### PROBLEM STATEMENT
Write out nothing but the lines from the first line of the entries below through the line with "const xTitle = 'Year';"; no pictures go in.

### ENTRIES SHOWN
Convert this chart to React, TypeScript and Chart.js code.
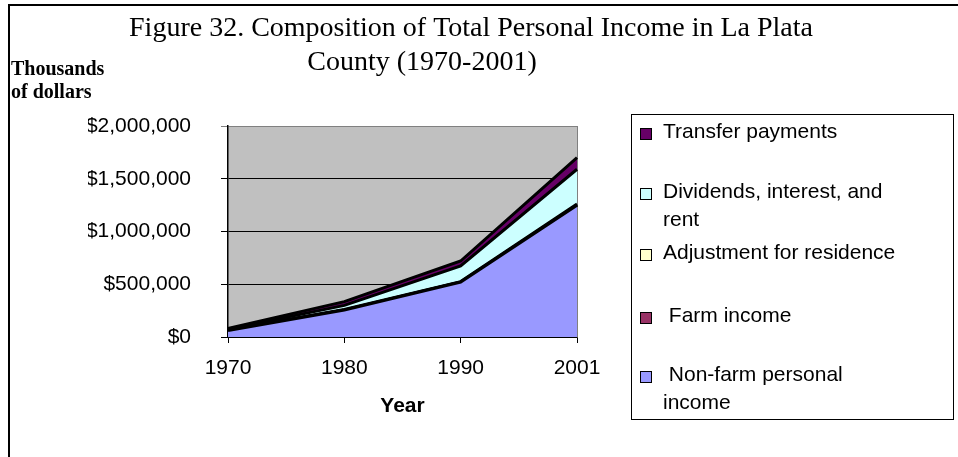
import { useEffect, useRef } from 'react';
import { Chart, registerables } from 'chart.js';

Chart.register(...registerables);

const years = ['1970', '1980', '1990', '2001'];
const nonFarmIncome = [62000, 255000, 520000, 1250000];
const farmIncome = [3000, 2000, 1000, 2000];
const residenceAdjustment = [1000, 3000, 4000, 8000];
const dividendsInterestRent = [8000, 40000, 148000, 330000];
const transferPayments = [8000, 35000, 47000, 110000];
const yTickValues = [0, 500000, 1000000, 1500000, 2000000];

const titleLines = ['Figure 32. Composition of Total Personal Income in La Plata', 'County (1970-2001)'];
const yTitleLines = ['Thousands', 'of dollars'];
const xTitle = 'Year';

const SANS = '"Liberation Sans", Arial, sans-serif';
const SERIF = '"Liberation Serif", "Times New Roman", serif';

function wrap(ctx: CanvasRenderingContext2D, text: string, maxW: number): string[] {
  const words = text.split(' ');
  const lines: string[] = [];
  let cur = '';
  for (const w of words) {
    const next = cur === '' && w === '' ? ' ' : cur ? (cur === ' ' ? cur + w : cur + ' ' + w) : w;
    if (cur && cur.trim() && ctx.measureText(next).width > maxW) {
      lines.push(cur);
      cur = w;
    } else {
      cur = next;
    }
  }
  if (cur) lines.push(cur);
  return lines;
}

const decorPlugin = {
  id: 'decor',
  beforeDraw(chart: any) {
    const { ctx, chartArea: a } = chart;
    ctx.save();
    ctx.fillStyle = '#ffffff';
    ctx.fillRect(0, 0, chart.width, chart.height);
    ctx.fillStyle = '#C0C0C0';
    ctx.fillRect(a.left, a.top, a.right - a.left, a.bottom - a.top);
    ctx.restore();
  },
  beforeDatasetsDraw(chart: any) {
    const { ctx, chartArea: a } = chart;
    ctx.save();
    ctx.strokeStyle = '#808080';
    ctx.lineWidth = 1;
    ctx.beginPath();
    ctx.moveTo(a.right + 0.5, a.top);
    ctx.lineTo(a.right + 0.5, a.bottom);
    ctx.stroke();
    ctx.restore();
  },
  afterDraw(chart: any) {
    const { ctx } = chart;
    ctx.save();
    // frame lines
    ctx.fillStyle = '#000';
    ctx.fillRect(8, 4, 2, chart.height - 4);
    ctx.fillRect(8, 4, chart.width - 8, 2);

    // title
    ctx.fillStyle = '#000';
    ctx.textBaseline = 'alphabetic';
    ctx.textAlign = 'center';
    ctx.font = `28px ${SERIF}`;
    ctx.fillText(titleLines[0], 471, 36);
    ctx.fillText(titleLines[1], 422, 70);

    // y title
    ctx.textAlign = 'left';
    ctx.font = `bold 20px ${SERIF}`;
    ctx.fillText(yTitleLines[0], 11, 75);
    ctx.fillText(yTitleLines[1], 11, 98);

    // legend
    const box = { x: 631, y: 114, w: 322, h: 305 };
    ctx.strokeStyle = '#000';
    ctx.lineWidth = 1;
    ctx.strokeRect(box.x + 0.5, box.y + 0.5, box.w, box.h);
    const rowY = [132, 192, 253, 316, 375];
    ctx.font = `21px ${SANS}`;
    ctx.textBaseline = 'middle';
    const ds = chart.data.datasets;
    for (let k = 0; k < ds.length; k++) {
      const d = ds[ds.length - 1 - k];
      const y = rowY[k];
      ctx.fillStyle = d.backgroundColor;
      ctx.fillRect(640, y - 4, 11, 11);
      ctx.strokeStyle = '#000';
      ctx.strokeRect(640.5, y - 3.5, 11, 11);
      ctx.fillStyle = '#000';
      const lines = wrap(ctx, d.label, 245);
      lines.forEach((ln, i) => ctx.fillText(ln, 663, y + i * 28));
    }
    ctx.restore();
  },
};

export default function App() {
  const ref = useRef<HTMLCanvasElement | null>(null);
  useEffect(() => {
    if (!ref.current) return;
    const series = [
      { label: ' Non-farm personal income', data: nonFarmIncome, color: '#9999FF' },
      { label: ' Farm income', data: farmIncome, color: '#993366' },
      { label: 'Adjustment for residence', data: residenceAdjustment, color: '#FFFFCC' },
      { label: 'Dividends, interest, and rent', data: dividendsInterestRent, color: '#CCFFFF' },
      { label: 'Transfer payments', data: transferPayments, color: '#660066' },
    ];
    const chart = new Chart(ref.current, {
      type: 'line',
      data: {
        labels: years,
        datasets: series.map((s, i) => ({
          label: s.label,
          data: s.data,
          backgroundColor: s.color,
          borderColor: '#000',
          borderWidth: 3,
          pointRadius: 0,
          tension: 0,
          fill: i === 0 ? 'origin' : '-1',
        })),
      },
      options: {
        animation: false,
        responsive: false,
        devicePixelRatio: 1,
        layout: { padding: { left: 88, top: 126, right: 381, bottom: 38 } },
        plugins: {
          legend: { display: false },
          title: { display: false },
          tooltip: { enabled: false },
        },
        scales: {
          x: {
            type: 'category',
            offset: false,
            afterFit: (s: any) => { s.height = 82; },
            grid: { drawOnChartArea: false, drawTicks: true, tickLength: 6, color: '#000' },
            border: { display: true, color: '#000', width: 1.5 },
            ticks: {
              color: '#000',
              font: { family: SANS, size: 21 },
              padding: 13,
              maxRotation: 0,
              autoSkip: false,
            },
            title: {
              display: true,
              text: xTitle,
              color: '#000',
              font: { family: SANS, size: 21, weight: 'bold' },
              padding: 0,
            },
          },
          y: {
            stacked: true,
            min: 0,
            max: 2000000,
            afterFit: (s: any) => { s.width = 140; },
            afterBuildTicks: (s: any) => { s.ticks = yTickValues.map((v) => ({ value: v })); },
            grid: {
              color: (c: any) => (c.tick && c.tick.value === 2000000 ? '#808080' : '#000'),
              lineWidth: 1,
              tickLength: 7,
              drawTicks: true,
            },
            border: { display: true, color: '#000', width: 1.5 },
            ticks: {
              color: '#000',
              font: { family: SANS, size: 21 },
              padding: 30,
              callback: (v: any) => '$' + Number(v).toLocaleString('en-US'),
            },
          },
        },
      },
      plugins: [decorPlugin],
    } as any);
    return () => chart.destroy();
  }, []);
  return (
    <div style={{ position: 'fixed', left: 0, top: 0, width: 958, height: 457, background: '#fff' }}>
      <canvas ref={ref} width={958} height={457} style={{ width: 958, height: 457, display: 'block' }} />
    </div>
  );
}
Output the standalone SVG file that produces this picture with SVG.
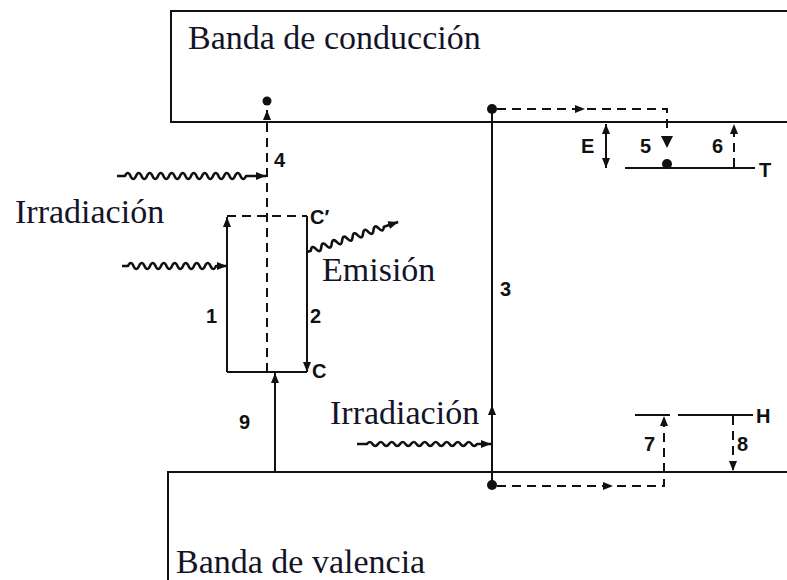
<svg xmlns="http://www.w3.org/2000/svg" width="787" height="580" viewBox="0 0 787 580">
<style>
.ln{fill:none;stroke:#111;stroke-width:2}
.ds{fill:none;stroke:#111;stroke-width:2;stroke-dasharray:9 6}
.wv{fill:none;stroke:#111;stroke-width:2.6;stroke-linejoin:round}
.big{font-family:"Liberation Serif","Times New Roman",serif;font-size:34px;fill:#141428}
.lb{font-family:"Liberation Sans",Arial,sans-serif;font-size:20px;font-weight:bold;fill:#111}
.dot{fill:#111}
</style>
<defs>
<marker id="arr" viewBox="0 0 10 8" refX="10" refY="4" markerWidth="10" markerHeight="8" markerUnits="userSpaceOnUse" orient="auto-start-reverse">
<path d="M0,0 L10,4 L0,8 z" fill="#111"/>
</marker>
<path id="ah" d="M0,0 L-10,-4 L-10,4 z" fill="#111"/>
</defs>

<g id="banda-conduccion">
<path class="ln" d="M787,11 H171 V122 H787"/>
<text class="big" x="188" y="49">Banda de conducción</text>
</g>

<g id="banda-valencia">
<path class="ln" d="M787,472 H168 V580"/>
<text class="big" x="176" y="573">Banda de valencia</text>
</g>

<g id="nivel-T">
<line class="ln" x1="625" y1="168" x2="755" y2="168"/>
<text class="lb" x="759" y="177">T</text>
</g>

<g id="nivel-H">
<line class="ln" x1="635" y1="415" x2="670" y2="415"/>
<line class="ln" x1="678" y1="415" x2="753" y2="415"/>
<text class="lb" x="756" y="423">H</text>
</g>

<g id="textos">
<text class="big" x="15" y="223">Irradiación</text>
<text class="big" x="322" y="281">Emisión</text>
<text class="big" x="330" y="424">Irradiación</text>
</g>

<g id="connectors">
<!-- 4 -->
<circle class="dot" cx="267" cy="101" r="4.5"/>
<line class="ds" x1="267" y1="372" x2="267" y2="110" marker-end="url(#arr)"/>
<text class="lb" x="274" y="167">4</text>

<!-- box 1 / 2 -->
<line class="ln" x1="227" y1="372" x2="227" y2="217" marker-end="url(#arr)"/>
<line class="ds" x1="227" y1="216" x2="307" y2="216"/>
<line class="ln" x1="307" y1="216" x2="307" y2="372" marker-end="url(#arr)"/>
<line class="ln" x1="227" y1="372" x2="307" y2="372"/>
<text class="lb" x="206" y="323">1</text>
<text class="lb" x="310" y="323">2</text>
<text class="lb" x="310" y="224">C′</text>
<text class="lb" x="312" y="378">C</text>

<!-- 9 -->
<line class="ln" x1="275" y1="472" x2="275" y2="373" marker-end="url(#arr)"/>
<text class="lb" x="239" y="429">9</text>

<!-- 3 -->
<line class="ln" x1="492" y1="109" x2="492" y2="485"/>
<line class="ln" x1="492" y1="420" x2="492" y2="405" marker-end="url(#arr)"/>
<circle class="dot" cx="492" cy="109" r="5"/>
<circle class="dot" cx="492" cy="485" r="5"/>
<text class="lb" x="500" y="296">3</text>

<!-- 5 -->
<path class="ds" d="M497,109 H667 V134"/>
<use href="#ah" x="585" y="109"/>
<path d="M661,136 L673,136 L667,148 z" fill="#111"/>
<circle class="dot" cx="667" cy="164" r="5"/>
<text class="lb" x="640" y="153">5</text>

<!-- E -->
<line class="ln" x1="606" y1="124" x2="606" y2="168" marker-start="url(#arr)" marker-end="url(#arr)"/>
<text class="lb" x="581" y="153">E</text>

<!-- 6 -->
<line class="ds" x1="734" y1="167" x2="734" y2="124" marker-end="url(#arr)"/>
<text class="lb" x="712" y="153">6</text>

<!-- 7 -->
<path class="ds" d="M497,486 H664 V472"/>
<use href="#ah" x="613" y="486"/>
<line class="ds" x1="664" y1="472" x2="664" y2="416" marker-end="url(#arr)"/>
<text class="lb" x="644" y="451">7</text>

<!-- 8 -->
<line class="ds" x1="733" y1="416" x2="733" y2="471" marker-end="url(#arr)"/>
<text class="lb" x="737" y="451">8</text>

<!-- wavy arrows -->
<path class="wv" marker-end="url(#arr)" d="M117,176 H125 q2.75,-6 5.5,0 t5.5,0 t5.5,0 t5.5,0 t5.5,0 t5.5,0 t5.5,0 t5.5,0 t5.5,0 t5.5,0 t5.5,0 t5.5,0 t5.5,0 t5.5,0 t5.5,0 t5.5,0 t5.5,0 t5.5,0 t5.5,0 t5.5,0 t5.5,0 t5.5,0 L266,176"/>
<path class="wv" marker-end="url(#arr)" d="M122,266 H128 q2.75,-6 5.5,0 t5.5,0 t5.5,0 t5.5,0 t5.5,0 t5.5,0 t5.5,0 t5.5,0 t5.5,0 t5.5,0 t5.5,0 t5.5,0 t5.5,0 t5.5,0 t5.5,0 t5.5,0 L227,266"/>
<path class="wv" marker-end="url(#arr)" d="M357,444 H367 q2.75,-4 5.5,0 t5.5,0 t5.5,0 t5.5,0 t5.5,0 t5.5,0 t5.5,0 t5.5,0 t5.5,0 t5.5,0 t5.5,0 t5.5,0 t5.5,0 t5.5,0 t5.5,0 t5.5,0 t5.5,0 t5.5,0 t5.5,0 t5.5,0 L491,444"/>
<path class="wv" marker-end="url(#arr)" transform="translate(307,252) rotate(-18.2)" d="M0,0 H4 q2.75,-6 5.5,0 t5.5,0 t5.5,0 t5.5,0 t5.5,0 t5.5,0 t5.5,0 t5.5,0 t5.5,0 t5.5,0 t5.5,0 t5.5,0 t5.5,0 t5.5,0 L96,0"/>
</g>
</svg>
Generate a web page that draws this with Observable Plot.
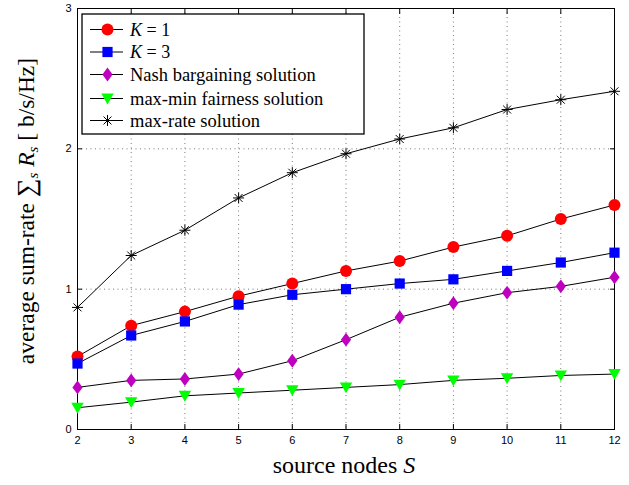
<!DOCTYPE html>
<html><head><meta charset="utf-8">
<script src="https://cdn.jsdelivr.net/npm/d3@7"></script>
<script src="https://cdn.jsdelivr.net/npm/@observablehq/plot@0.6"></script>
<style>body{margin:0;background:#fff}</style>
</head><body><div id="chart"></div>
<script>
// ---- data ----
const sources = [2, 3, 4, 5, 6, 7, 8, 9, 10, 11, 12];
const seriesNames = ["K = 1", "K = 3", "Nash bargaining solution", "max-min fairness solution", "max-rate solution"];
const k1Rates      = [0.52, 0.74, 0.84, 0.95, 1.04, 1.13, 1.20, 1.30, 1.38, 1.50, 1.60];
const k3Rates      = [0.47, 0.67, 0.77, 0.89, 0.96, 1.00, 1.04, 1.07, 1.13, 1.19, 1.26];
const nashRates    = [0.30, 0.35, 0.36, 0.395, 0.49, 0.64, 0.80, 0.90, 0.975, 1.02, 1.085];
const maxminRates  = [0.155, 0.195, 0.24, 0.26, 0.28, 0.30, 0.32, 0.35, 0.365, 0.385, 0.395];
const maxrateRates = [0.87, 1.24, 1.42, 1.65, 1.83, 1.965, 2.07, 2.15, 2.28, 2.35, 2.41];
const xTicks = [2, 3, 4, 5, 6, 7, 8, 9, 10, 11, 12];
const yTicks = [0, 1, 2, 3];

// ---- symbols ----
const symCircle = {draw(c, size){ const r = Math.sqrt(size/Math.PI); c.moveTo(r,0); c.arc(0,0,r,0,2*Math.PI); }};
const symSquare = {draw(c, size){ const r = Math.sqrt(size/Math.PI)*0.85; c.rect(-r,-r,2*r,2*r); }};
const symDiamond = {draw(c, size){ const r = Math.sqrt(size/Math.PI); c.moveTo(0,-1.15*r); c.lineTo(0.85*r,0); c.lineTo(0,1.15*r); c.lineTo(-0.85*r,0); c.closePath(); }};
const symTriDown = {draw(c, size){ const r = Math.sqrt(size/Math.PI); c.moveTo(-r,-0.8*r); c.lineTo(r,-0.8*r); c.lineTo(0,0.95*r); c.closePath(); }};
const symAster = {draw(c, size){ const r = Math.sqrt(size/Math.PI); const d = r*0.72;
  c.moveTo(-r,0); c.lineTo(r,0); c.moveTo(0,-r); c.lineTo(0,r);
  c.moveTo(-d,-d); c.lineTo(d,d); c.moveTo(-d,d); c.lineTo(d,-d); }};

const styles = [
  {fill: "#ff0000", stroke: "none", sym: symCircle, r: 6},
  {fill: "#0000ff", stroke: "none", sym: symSquare, r: 6},
  {fill: "#c000c0", stroke: "none", sym: symDiamond, r: 6},
  {fill: "#00ff00", stroke: "none", sym: symTriDown, r: 6.2},
  {fill: "none", stroke: "#000", sym: symAster, r: 5.5}
];
const allSeries = [k1Rates, k3Rates, nashRates, maxminRates, maxrateRates];
const rows = [];
allSeries.forEach((vals, si) => vals.forEach((v, i) => rows.push({series: seriesNames[si], si, x: sources[i], y: v})));

const dotMarks = styles.map((s, si) => Plot.dot(rows.filter(d => d.si === si), {
  x: "x", y: "y", symbol: () => s.sym, r: s.r, fill: s.fill, stroke: s.stroke, strokeWidth: 1
}));

const chart = Plot.plot({
  width: 629, height: 485,
  marginLeft: 77, marginRight: 15, marginTop: 8, marginBottom: 56,
  style: {background: "#fff", fontFamily: "'Liberation Sans', Arial, sans-serif", fontSize: "11px", color: "#000"},
  x: {domain: [2, 12], label: null},
  y: {domain: [0, 3], label: null},
  symbol: {type: "identity"},
  marks: [
    Plot.gridX(xTicks.slice(1, -1), {stroke: "#7a7a7a", strokeOpacity: 1, strokeDasharray: "1,3.5"}),
    Plot.gridY([1, 2], {stroke: "#7a7a7a", strokeOpacity: 1, strokeDasharray: "1,3.5"}),
    Plot.axisX(xTicks, {anchor: "bottom", tickSize: -5, tickPadding: 12, tickFormat: d => String(d), label: null}),
    Plot.axisX(xTicks, {anchor: "top", tickSize: -5, tickFormat: () => "", label: null}),
    Plot.axisY(yTicks, {anchor: "left", tickSize: -5, tickPadding: 11, tickFormat: d => String(d), label: null}),
    Plot.axisY(yTicks, {anchor: "right", tickSize: -5, tickFormat: () => "", label: null}),
    Plot.frame({stroke: "#000", strokeWidth: 1}),
    Plot.line(rows, {x: "x", y: "y", z: "series", stroke: "#000", strokeWidth: 1}),
    ...dotMarks
  ]
});
document.getElementById("chart").appendChild(chart);

// ---- labels & legend ----
const svg = d3.select(chart);
const serif = "'Liberation Serif', 'Times New Roman', serif";
const yl = svg.append("text")
  .attr("transform", "translate(29,211) rotate(-90)")
  .attr("text-anchor", "middle").attr("dominant-baseline", "middle")
  .style("font-family", serif).style("font-size", "23.5px").attr("fill", "#000");
yl.append("tspan").text("average sum-rate ");
yl.append("tspan").text("\u2211").style("font-size", "26px");
yl.append("tspan").text("s").attr("dy", 6).style("font-size", "15px").style("font-style", "italic");
yl.append("tspan").text(" R").attr("dy", -6).style("font-style", "italic");
yl.append("tspan").text("s").attr("dy", 6).style("font-size", "15px").style("font-style", "italic");
yl.append("tspan").text(" [ b/s/Hz]").attr("dy", -6);

const xl = svg.append("text")
  .attr("x", 344).attr("y", 473).attr("text-anchor", "middle")
  .style("font-family", serif).style("font-size", "24px").attr("fill", "#000");
xl.append("tspan").text("source nodes ");
xl.append("tspan").text("S").style("font-style", "italic");

const lg = svg.append("g");
lg.append("rect").attr("x", 82).attr("y", 14).attr("width", 282).attr("height", 120)
  .attr("fill", "#fff").attr("stroke", "#000").attr("stroke-width", 1.3);
const ys = [29.5, 52, 74.5, 98.5, 120.5];
seriesNames.forEach((name, i) => {
  const yy = ys[i];
  lg.append("line").attr("x1", 90).attr("x2", 123).attr("y1", yy).attr("y2", yy).attr("stroke", "#000");
  const s = styles[i];
  lg.append("path").attr("transform", `translate(107.5,${yy})`)
    .attr("d", d3.symbol(s.sym, Math.PI * s.r * s.r)())
    .attr("fill", s.fill).attr("stroke", s.stroke);
  const t = lg.append("text").attr("x", 130).attr("y", yy).attr("dominant-baseline", "central")
    .attr("text-anchor", "start")
    .style("font-family", serif).style("font-size", "18.5px").attr("fill", "#000");
  if (i < 2) {
    t.append("tspan").text("K").style("font-style", "italic").style("font-size", "18px");
    t.append("tspan").text(" = " + name.split("= ")[1]).style("font-size", "18px");
  } else {
    t.text(name);
  }
});
</script>
</body></html>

### THE SOLUTION
Convert this chart to React, TypeScript and Chart.js code.
import { useEffect, useRef } from 'react';
import { Chart, registerables } from 'chart.js';

Chart.register(...registerables);

const years = ['1970', '1980', '1990', '2001'];
const nonFarmIncome = [62000, 255000, 520000, 1250000];
const farmIncome = [3000, 2000, 1000, 2000];
const residenceAdjustment = [1000, 3000, 4000, 8000];
const dividendsInterestRent = [8000, 40000, 148000, 330000];
const transferPayments = [8000, 35000, 47000, 110000];
const yTickValues = [0, 500000, 1000000, 1500000, 2000000];

const titleLines = ['Figure 32. Composition of Total Personal Income in La Plata', 'County (1970-2001)'];
const yTitleLines = ['Thousands', 'of dollars'];
const xTitle = 'Year';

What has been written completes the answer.